Why using random numbers for this is a bad idea has already been explained. It seems to me that what you really need is to fit the distributions you mentioned to your points (for example, with a least squares fit), then check which one fits the points best (for example, with a chi-squared test).
EDIT Adding reference to numpy least squares fitting example
Given a parameterized univariate distirbution (e.g. exponential depends on lambda, or gamma depends on theta and k), the way to find the parameter values that best fit a given sample of numbers is called the Maximum Likelyhood procedure. It is not a least squares procedure, which would require binning and thus loosing information! Some Wikipedia distribution articles give expressions for the maximum likelyhood estimates of parameters, but many do not, and even the ones that do are missing expressions for error bars and covarainces. If you know calculus, you can derive these results by expressing the log likeyhood of your data set in terms of the parameters, setting the second derivative to zero to maximize it, and using the inverse of the curvature matrix at the minimum as the covariance matrix of your parameters.
Given two different fits to two different parameterized distributions, the way to compare them is called the likelyhood ratio test. Basically, you just pick the one with the larger log likelyhood.
Gabriel, if you have access to Mathematica, parameter estimation is built in:
In[43]:= data = RandomReal[ExponentialDistribution[1], 10]
Out[43]= {1.55598, 0.375999, 0.0878202, 1.58705, 0.874423, 2.17905, \
0.247473, 0.599993, 0.404341, 0.31505}
In[44]:= EstimatedDistribution[data, ExponentialDistribution[la],
ParameterEstimator -> "MaximumLikelihood"]
Out[44]= ExponentialDistribution[1.21548]

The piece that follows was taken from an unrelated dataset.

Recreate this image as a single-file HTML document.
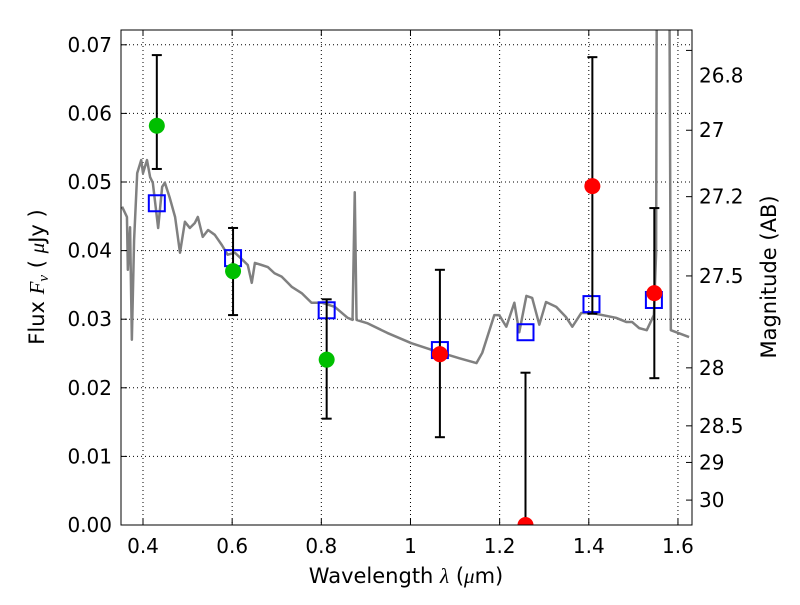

In[45]:= EstimatedDistribution[data, ExponentialDistribution[la],
ParameterEstimator -> "MethodOfMoments"]
Out[45]= ExponentialDistribution[1.21548]
However, it might be easy to figure what maximum likelihood method commands the parameter to be.
In[48]:= Simplify[
D[LogLikelihood[ExponentialDistribution[la], {x}], la], x > 0]
Out[48]= 1/la - x
Hence the estimated parameter for exponential distribution is sum (1/la -x_i) from where la = 1/Mean[data]. Similar equations can be worked out for other distribution families and coded in the language of your choice.